In this case i have two more collections called 'storages' and 'inventories'

//storage examples
    {
     _id: '3234fds32fds42'
     name: 'Main storage'
     status: true
    }
    {
    _id: '32f32f32432sda'
    name: 'Other storage'
    status: true
    }

//invetories examples
{
    _id: 'fvavcsa3a3aa3'
    date: '2020-01-01'
    storage: {
             _id: '3234fds32fds42'
            name: 'Main storage'
             }
    products: [{
               id: '342fmdsff23324432',
               name: 'Product 1',
            }],
}

So this is why i was using $lookup, what i really need is get all moves, that match with each storage and product.

//also i added invetories to filter by date and prevent to match tons of documents

So this is my query.

    storagesModel.aggregation([
     {
       $match: { status: true }
     },
     {
            $lookup: {
                from: 'inventories',
                as: 'inventory',
                let: { "idStorage": "$_id" },
                pipeline: [
                    {
                        $match: {
                            $expr: {
                                $and: [
                                    { $eq: ['$storage._id', { $toString: "$$idStorage" }] },
                                    { $in: [req.params.id, '$products._id'] }
                                ]
                            }
                        },
                    },
                    {
                        $sort: { date: -1 } // TO TAKE THE LAST INVENTORY
                    },
                    {
                        $limit: 1
                    }

                ]
            }
     },
     { $unwind: { path: '$inventories', preserveNullAndEmptyArrays: true } }, //DECONSTRUCT THE ARRAY AND GET IT AS OBJECT
     {
        $lookup: {
              from: 'moves',
              as: 'moves',
              let: { 
              "idStorage": "$_id",
              'date': '$inventory.date'},
              pipeline: [
                         {
                          $match: {
                                 $expr: {
                                       $and: [
                                          { $gte: ['$date', $$date] } 
                                          { $eq: ['$origin.id', '$$idStorage' }] },
                                          { $in: [req.params.idProduct, '$product.id'] },                                         
                                             ]
                                        }
                                  }
                          },
                          {
                            $project: {
                                     _id: 0,
                                     outputs: {
                                            $sum: {
                                                 $cond: { if: { $eq: ['$operation', 'input'] }, then: '$product.quantity', else: 0 }
                                                   }
                                               },
                                     inputs: {
                                            $sum: {
                                                 $cond: { if: { $eq: ['$operation', 'output'] }, then: '$product.quantity', else: 0 }
                                                   }
                                             }
                                        }
                         },
                         {
                          $group: {
                          _id: '$_id',
                          inputs: { $sum: '$inputs' },
                          outputs: { $sum: '$outputs' }
                          }
                   },
             ]
        }
    ])

Summarizing...

What i need to get, is the total of 'moves' that a product has in every storage.

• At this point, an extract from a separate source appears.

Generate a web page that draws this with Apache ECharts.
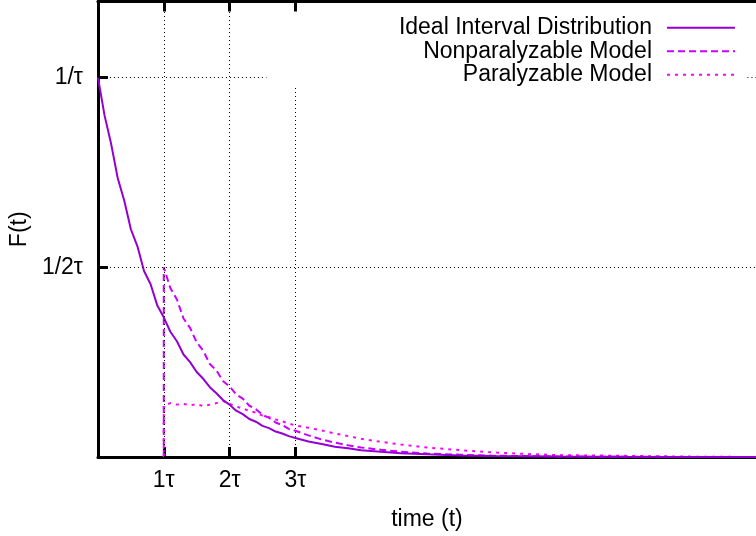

Taking in to account that maybe there is an 'inventory' that can give you a date to prevent match a lot of documents. So that why i am using the storageModel and use $lookup stage for get the last inventory, so i have the $$date and $$idStorage. then i use $lookup from 'moves' collection... well i know is a heavy query but... i thought that giving a date and with a proper compound index it should be fast... but even when i try to get the 'moves' for a product that has only few 'moves'... it takes like 20 or 30 seconds...

I tried doing a single query without $lookup and even matching with 400k documents it takes 1-2 sec...

what do you think about? Thanks for your help


Solution

  • Overall you did a good job, let's go over your points and talk about them separately.

    1. Yes, this is great, a compound index is exactly what you need for this pipeline. I'm sure you've read about compound indexes before choosing to create one so I won't go in depth to why this index is optimal as it's trivial.

    2. Let's leave this one to the end.

    3. This is great, if you don't care about the entire data sample but just recent data this is the way to go, now in order to utilise this field properly to speed up performance you should dump the old index we discussed in part 1 and create a new compound index to include this field aswell, {date: -1, 'origin.id': 1, 'product.id': 1} notice we select a decreasing index for date as we want the most recent data. this will make it more efficient.

    As you must have read compound index field order matters, so feel free to change the order of this one to match which ever queries you do most.

    1. Unlikely however the way Mongo generates index tree's is not stable, by that I mean that if you created your index long ago and since then more data came in you might benefit from dropping and re-building the index. with that said I do not recommend this as I feel any improvement will be somewhat minor in your case.

    2. (2) so back to your query, first two things I want to ask: (a) you used $and in your match query but by your worded description it seems that $or logic is more suited. this is a quick change and for you to do if needed. (b) again i'm not sure if it's a mistake or not but you seem to have switched the input's into `output's and vice versa. if this is the case you should switch them.

    With that said here is how I would re-write this query (spoilers not much has changed):

    movesModel.aggregate([
        { // notice i'm using Mongo's dot notation, $expr is also fine. not sure if there's an efficiency difference
            $match: {
                $and: [
                    {
                        $or: [
                            {
                                "product.id": req.params.idProduct
                            },
                            {
                                "origin.id": req.params.idOrigin
                            }
                        ]
                    },
                    {
                        date: {$gt: new Date("2020-01-01")}
                    }
                ]
            }
        },
        {  // there's no need for the project stage as we can just nest the condition into the $group, again this should not case
            // performance changes. also i switched the input to match with the inputs.
            $group: {
                _id: '$_id',
                inputs: {$sum: {$cond: {if: {$eq: ['$operation', 'input']}, then: '$product.quantity', else: 0}}},
                outputs: {$sum: {$cond: {if: {$eq: ['$operation', 'output']}, then: '$product.quantity', else: 0}}}
            }
        },
    ])
    

    So to recap your pipeline is mostly optimal, your suspicion to issue being index related is somewhat correct. once you build the new index from part 3 there's going to be quite a large performance change.

    Something to consider is Scale goes up, your database will (hopefully) keep growing. your current solution is fine for now but eventually it will cave under scale and performance will drop again. 2 easy options that come mind are:

    1. Preprocess, every update or insert you make have a pre-calculated collection that will update with those actions and save the required metrics.

    2. Create a "current" collection to only contain recent data and query that one.

    Both these will obviously create some overhead it's for you to choose if and when to implement them.